Wrote a fairly simple server that handles the cam data and does the image processing.
https://github.com/reticulatedpines/magiclantern_simplified/blob/b8727b0d5b423ee7735f425a70bfe6fddd36b2b1/modules/yolo/yolo_server.py

That branch will get removed when I integrate the code into dev.  There's a few things that need improving first.

The server sends back detection box coords, which the module displays.  The lag is almost all network related.  Object detection takes 20ms (GPU accelerated).  But it's taking 200-500ms to send 300kB of LV data.  Sometimes it lags and takes > 3s.  This is much slower than it should be, it's 802.11g so the theoretical max is around 5MB/s, and we're getting...  0.6MB/s.  The 6D networking notes suggest this is limited by the priority of the Canon networking tasks, so perhaps this can be tweaked.  I've tried a few things in that area but no luck so far.

OpenCV and Cuda are doing the heavy lifting.  They can do a lot of things, and 500ms response time is fine for some tasks.  Got an idea for something cooler, or more useful?  There really are so many things we can do with off-cam CPU / GPU processing!

Danne

Hm, real time.
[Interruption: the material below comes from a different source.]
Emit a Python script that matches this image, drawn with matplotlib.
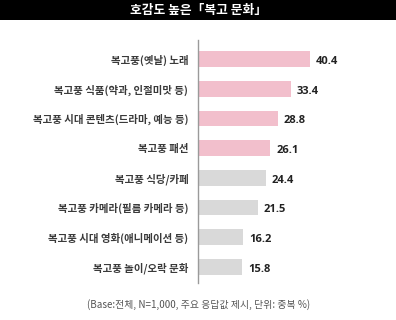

That is impressive. And you managed to put it into the cam. Even better.

yourboylloyd

That's really cool. Haven't seen anything this cool in a while tbh. I can't imagine all of the practical uses that can come from it.
Join the ML discord! https://discord.gg/H7h6rfq

names_are_hard

Thanks.  It does make a cool demo and it's fun to play with, but ID'ing stuff on LV isn't that useful really (maybe if you were using it as a security cam?).

If you can think of some more practical network connected ideas, I might be able to implement them.

iaburn

It's very cool to see, but hard to think of practical use cases where this setup will be better than a normal web cam. If you need a computer nearby I guess most of the time it will be better to see what's going on on the computer's screen  ::)

names_are_hard

You don't need a computer nearby, and it isn't limited to object detection.

You can connect via your phone, and ML can send any data to any server in the world, which can process it, and send results back.

What data is sent, and what processing happens, is up to us.

domasa

Use external device for computing/data is a great idea!

Mobile could save GPS value to Wifi SD card (when camera has not wifi) continuously and ML should save this value to photo image after take photo... Would it be possible?

names_are_hard

Wifi SD cards are different, and I don't have one.  Perhaps they work the same, perhaps not.  200D has bluetooth and can tag images with GPS via phone already in this manner.